Has this cannabinoid manipulation in the lab been going on for a while, or is this relatively recent?
It’s interesting, isn’t it? I just found out about Delta-8 last year, but people have been studying it since the ’60s, and there is patent and clinical research that’s been tabulated since the ’90s. Its medicinal benefits have been known for about twenty-plus years, but we’re just starting to market it. I think the same holds true for other cannabinoids that we’re still learning about. Altogether, the entourage effect makes sense, but as we’re isolating them, we might find cannabinoids that provide different benefits.
Are you worried about a marijuana industry pushback against hemp-derived Delta-8?
Absolutely. The reality is, it’s the same plant, and [governments] are having the hemp and marijuana sides fight each other for an arbitrary line of demarcation over a Delta-8 cannabinoid. The whole thing is arbitrary, but it creates infighting in the industry so we can’t tackle the real issues. This is a safe drug, and doesn’t belong on the CSA list at all.

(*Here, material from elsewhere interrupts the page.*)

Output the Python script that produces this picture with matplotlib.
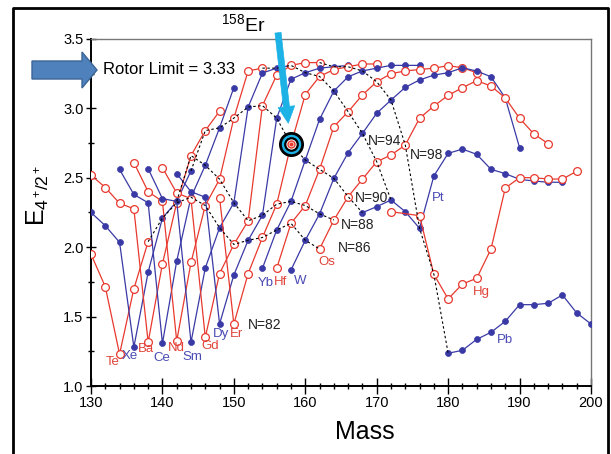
import matplotlib
matplotlib.use('Agg')
import matplotlib.pyplot as plt
import numpy as np
from matplotlib.patches import Polygon
from matplotlib.lines import Line2D
from matplotlib.ticker import FormatStrFormatter
import matplotlib.transforms as mtransforms

plt.rcParams['font.family'] = ['Liberation Sans', 'DejaVu Sans']
plt.rcParams['mathtext.fontset'] = 'custom'
plt.rcParams['mathtext.rm'] = 'Liberation Sans'
plt.rcParams['mathtext.it'] = 'Liberation Sans:italic'

# ---------------- data: R(4/2) vs mass for each element ----------------
te_mass = [130, 132, 134, 136, 138]
te_r = [1.95, 1.715, 1.23, 1.70, 2.04]
xe_mass = [130, 132, 134, 136, 138, 140, 142, 144]
xe_r = [2.25, 2.155, 2.035, 1.28, 1.82, 2.21, 2.33, 2.55]
ba_mass = [130, 132, 134, 136, 138, 140, 142, 144, 146, 148]
ba_r = [2.52, 2.43, 2.316, 2.277, 1.315, 1.88, 2.32, 2.66, 2.84, 2.98]
ce_mass = [134, 136, 138, 140, 142, 144, 146, 148, 150]
ce_r = [2.56, 2.38, 2.32, 1.307, 1.90, 2.36, 2.59, 2.86, 3.15]
nd_mass = [136, 138, 140, 142, 144, 146, 148, 150, 152, 154]
nd_r = [2.61, 2.40, 2.33, 1.324, 1.89, 2.30, 2.49, 2.93, 3.27, 3.29]
sm_mass = [138, 140, 142, 144, 146, 148, 150, 152, 154, 156, 158]
sm_r = [2.566, 2.35, 2.33, 1.315, 1.85, 2.14, 2.32, 3.01, 3.255, 3.29, 3.31]
gd_mass = [140, 142, 144, 146, 148, 150, 152, 154, 156, 158, 160, 162]
gd_r = [2.573, 2.39, 2.35, 1.35, 1.81, 2.02, 2.19, 3.02, 3.24, 3.31, 3.33, 3.33]
dy_mass = [142, 144, 146, 148, 150, 152, 154, 156, 158, 160, 162, 164, 166]
dy_r = [2.53, 2.40, 2.36, 1.447, 1.80, 2.05, 2.23, 2.93, 3.21, 3.257, 3.29, 3.30, 3.31]
er_mass = [148, 150, 152, 154, 156, 158, 160, 162, 164, 166, 168, 170]
er_r = [2.357, 1.447, 1.81, 2.07, 2.31, 2.741, 3.10, 3.23, 3.28, 3.30, 3.32, 3.32]
yb_mass = [154, 156, 158, 160, 162, 164, 166, 168, 170, 172, 174, 176]
yb_r = [1.848, 2.124, 2.33, 2.628, 2.921, 3.125, 3.228, 3.27, 3.29, 3.31, 3.31, 3.31]
hf_mass = [156, 158, 160, 162, 164, 166, 168, 170, 172, 174, 176, 178, 180, 182, 184]
hf_r = [1.848, 2.172, 2.30, 2.561, 2.868, 2.976, 3.097, 3.192, 3.25, 3.27, 3.28, 3.29, 3.308, 3.293, 3.257]
w_mass = [158, 160, 162, 164, 166, 168, 170, 172, 174, 176, 178, 180, 182, 184, 186, 188, 190]
w_r = [1.836, 2.05, 2.24, 2.496, 2.681, 2.82, 2.965, 3.06, 3.152, 3.205, 3.24, 3.257, 3.293, 3.269, 3.228, 3.075, 2.717]
os_mass = [162, 164, 166, 168, 170, 172, 174, 176, 178, 180, 182, 184, 186, 188, 190, 192, 194]
os_r = [1.987, 2.196, 2.364, 2.49, 2.616, 2.664, 2.736, 2.929, 3.017, 3.094, 3.149, 3.20, 3.161, 3.075, 2.929, 2.816, 2.746]
pt_mass = [168, 170, 172, 174, 176, 178, 180, 182, 184, 186, 188, 190, 192, 194, 196]
pt_r = [2.249, 2.292, 2.34, 2.256, 2.136, 2.513, 2.676, 2.707, 2.669, 2.561, 2.53, 2.489, 2.477, 2.468, 2.468]
hg_mass = [172, 176, 178, 180, 182, 184, 186, 188, 190, 192, 194, 196, 198]
hg_r = [2.256, 2.227, 1.805, 1.627, 1.735, 1.776, 1.987, 2.426, 2.501, 2.501, 2.491, 2.491, 2.547]
pb_mass = [180, 182, 184, 186, 188, 190, 192, 194, 196, 198, 200]
pb_r = [1.236, 1.257, 1.336, 1.387, 1.466, 1.586, 1.586, 1.596, 1.656, 1.526, 1.447]

element_names = ['Te', 'Xe', 'Ba', 'Ce', 'Nd', 'Sm', 'Gd', 'Dy', 'Er', 'Yb', 'Hf', 'W', 'Os', 'Pt', 'Hg', 'Pb']
element_z = [52, 54, 56, 58, 60, 62, 64, 66, 68, 70, 72, 74, 76, 78, 80, 82]
element_mass = [te_mass, xe_mass, ba_mass, ce_mass, nd_mass, sm_mass, gd_mass, dy_mass,
                er_mass, yb_mass, hf_mass, w_mass, os_mass, pt_mass, hg_mass, pb_mass]
element_r = [te_r, xe_r, ba_r, ce_r, nd_r, sm_r, gd_r, dy_r,
             er_r, yb_r, hf_r, w_r, os_r, pt_r, hg_r, pb_r]
# label positions (mass, R) for element names
label_mass = [133.1, 135.4, 137.7, 139.9, 142.0, 144.2, 146.7, 148.2, 150.4, 154.4, 156.6, 159.3, 163.0, 178.6, 184.6, 188.0]
label_r = [1.173, 1.215, 1.27, 1.205, 1.275, 1.21, 1.29, 1.375, 1.375, 1.74, 1.75, 1.76, 1.89, 2.355, 1.677, 1.33]

isotones = [86, 88, 90, 94, 98]
isotone_label_mass = [164.6, 165.0, 167.0, 168.8, 174.7]
isotone_label_r = [1.994, 2.16, 2.355, 2.765, 2.664]
n82_label = (152.0, 1.44)

highlight_mass, highlight_r = 158, 2.741
rotor_limit = 3.33

RED = '#e8392e'
BLUE = '#3a3aa6'
RED_T = '#e0443a'
BLUE_T = '#4a4ab4'

W_PX, H_PX = 611, 454
fig = plt.figure(figsize=(W_PX / 100, H_PX / 100), dpi=100)
ax = fig.add_axes([91 / W_PX, 1 - 386 / H_PX, 500 / W_PX, 347 / H_PX])
ax.set_xlim(130, 200)
ax.set_ylim(1.0, 3.5)

# series
for i, (name, ms, rs) in enumerate(zip(element_names, element_mass, element_r)):
    if i % 2 == 0:
        ax.plot(ms, rs, '-', color=RED, lw=0.9, marker='o', ms=5.6, mfc='white',
                mec=RED, mew=0.9, zorder=3)
    else:
        ax.plot(ms, rs, '-', color=BLUE, lw=0.9, marker='o', ms=4.3, mfc=BLUE,
                mec=BLUE, mew=0.5, zorder=3)

# isotone dashed lines
for n in isotones:
    xs, ys = [], []
    for z, ms, rs in zip(element_z, element_mass, element_r):
        for m, r in zip(ms, rs):
            if m - z == n:
                xs.append(m)
                ys.append(r)
    ax.plot(xs, ys, color='black', lw=0.8, ls=(0, (2.2, 2.2)), zorder=4)

# element labels
for i, (name, lx, ly) in enumerate(zip(element_names, label_mass, label_r)):
    ax.text(lx, ly, name, color=RED_T if i % 2 == 0 else BLUE_T, fontsize=9.5,
            ha='center', va='center', zorder=6)
for n, lx, ly in zip(isotones, isotone_label_mass, isotone_label_r):
    ax.text(lx, ly, f'N={n}', fontsize=10, ha='left', va='center', color='#222222', zorder=6)
ax.text(n82_label[0], n82_label[1], 'N=82', fontsize=10, ha='left', va='center', color='#222222')

# highlight 158Er
ax.plot([highlight_mass], [highlight_r], 'o', ms=16, mfc='#1cb2e6', mec='black', mew=2.0, zorder=7)
ax.plot([highlight_mass], [highlight_r], 'o', ms=9, mfc='white', mec='black', mew=1.6, zorder=8)
ax.plot([highlight_mass], [highlight_r], 'o', ms=5.0, mfc='white', mec=RED, mew=1.0, zorder=9)
ax.plot([highlight_mass], [highlight_r], 'o', ms=2.0, mfc=RED, mec=RED, zorder=10)

# cyan arrow from title to the point
ax.annotate('', xy=(157.62, 2.893), xytext=(156.18, 3.545), xycoords='data',
            annotation_clip=False,
            arrowprops=dict(arrowstyle='simple,head_length=0.6,head_width=0.6,tail_width=0.22',
                            mutation_scale=20, fc='#1cb2e6', ec='#1cb2e6', lw=0.5, shrinkA=0, shrinkB=0),
            zorder=11)
fig.text(243 / W_PX, 1 - 24 / H_PX, r'$^{158}$Er', fontsize=14, ha='center', va='center')

# rotor limit text + block arrow
fig.text(103 / W_PX, 1 - 70 / H_PX, f'Rotor Limit = {rotor_limit:.2f}', fontsize=12,
         ha='left', va='center')
arrow_px = [(32, 61), (82, 61), (82, 52), (97, 70), (82, 88), (82, 79), (32, 79)]
tr = mtransforms.Affine2D().scale(1 / W_PX, -1 / H_PX).translate(0, 1) + fig.transFigure
fig.patches.append(Polygon(arrow_px, closed=True, fc='#4f81bd', ec='#3b6595', lw=1.0, transform=tr))

# outer frame (left, top, right edges; bottom lies outside the picture)
frame_x = [13, 13, 608, 608]
frame_y = [470, 8, 8, 470]
fig.lines.append(Line2D(frame_x, frame_y, color='black', lw=2.0, transform=tr))

# axes style
ax.set_xticks(np.arange(130, 201, 10))
ax.set_xticks(np.arange(130, 201, 2), minor=True)
ax.set_yticks(np.arange(1.0, 3.51, 0.5))
ax.set_yticks(np.arange(1.0, 3.51, 0.25), minor=True)
ax.yaxis.set_major_formatter(FormatStrFormatter('%.1f'))
ax.tick_params(axis='x', which='major', direction='inout', length=11, width=1, labelsize=10.5, pad=2)
ax.tick_params(axis='x', which='minor', direction='inout', length=5, width=1)
ax.tick_params(axis='y', which='major', direction='inout', length=7, width=1, labelsize=10.5, pad=2)
ax.tick_params(axis='y', which='minor', direction='inout', length=5, width=1)
for s in ['left', 'bottom']:
    ax.spines[s].set_linewidth(1.4)
    ax.spines[s].set_color('black')
for s in ['top', 'right']:
    ax.spines[s].set_linewidth(1.0)
    ax.spines[s].set_color('#777777')

fig.text(365 / W_PX, 1 - 432 / H_PX, 'Mass', fontsize=18, ha='center', va='center')
fig.text(38 / W_PX, 1 - 195 / H_PX, r'E$_{4^+\!/2^+}$', fontsize=18, ha='center', va='center',
         rotation=90)

fig.savefig('out.png', dpi=100)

Are you seeing a shift in interest and dollars from CBD to Delta-8?
From a revenue standpoint, Delta-8 is a much bigger revenue generator in 2021 than CBD. I expect that to continue if the states stay out of the way. It’s a new cannabinoid, and it’s just like when CBD came out. People went crazy, and [all] people wanted to talk about was CBD. That’s Delta-8 right now, and when the next one comes out, we’ll probably see people want to talk about that, too.
Based on conversations with your peers, how do you think the hemp and CBD industries feel about Delta-8?
It’s a very divisive issue at the moment. You have association members and strategic partners divided on this issue. That doesn’t mean they can’t play on everything else, but there are some folks on the hemp side who think we should focus on fiber and grain only, and others that think anything from hemp could be a potential product. It’s always boiled down to the economics of it.